SECHERESSE DANS LES DEUX-SEVRES : DES RESTRICTIONS POUR L’USAGE DE L’EAU
Depuis mercredi 4 mai, 8 h, la préfecture des Deux-Sèvres impose des mesures de restrictions de l’usage de l’eau, via un arrêté en date du 3 mai. L’important déficit pluviométrique constaté depuis septembre 2021 a conduit à prendre cette décision. La période actuelle est la troisième la plus sèche depuis vingt ans. « Les conditions météorologiques récentes, avec une pluviométrie très faible enregistrée depuis plusieurs semaines, se traduisent par la poursuite de la baisse du niveau des nappes et des cours d’eau, ce qui a conduit à prendre de nouveaux arrêtés de restriction des prélèvements d’eau dans plusieurs sous-bassins versants : le Lambon, Mignon-Courance et l’Aume-Couture », précise la préfecture dans un communiqué. L’irrigation agricole avec des prélèvements directs dans le milieu naturel, hors dérogation, est interdite dans les sous-bassins du Lambon et de Mignon-Courance tous les jours ; dans celui de l’Aume-Couture, trois jours par semaine (mercredi, vendredi, dimanche).

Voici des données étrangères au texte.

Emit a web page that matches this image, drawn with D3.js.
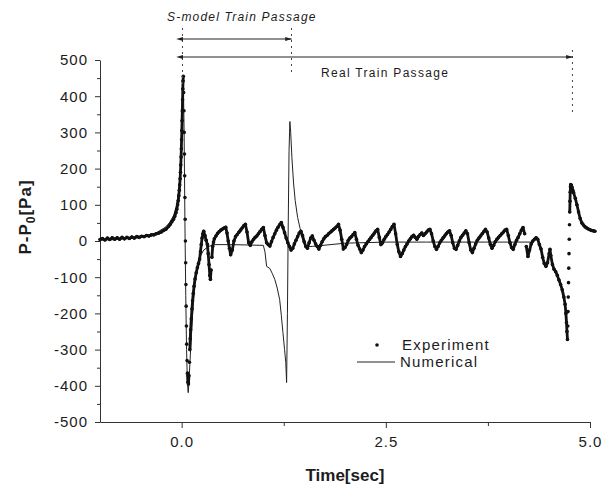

Pour les particuliers, les collectivités et les professionnels, il est interdit d’arroser les jardins potagers entre 8 h et 20 h, d’arroser les pelouses et massifs fleuris, les espaces verts et terrains de sports, de remplir les piscines privées (sauf remise à niveau), de laver les véhicules chez les particuliers et le lavage par des professionnels est encadré.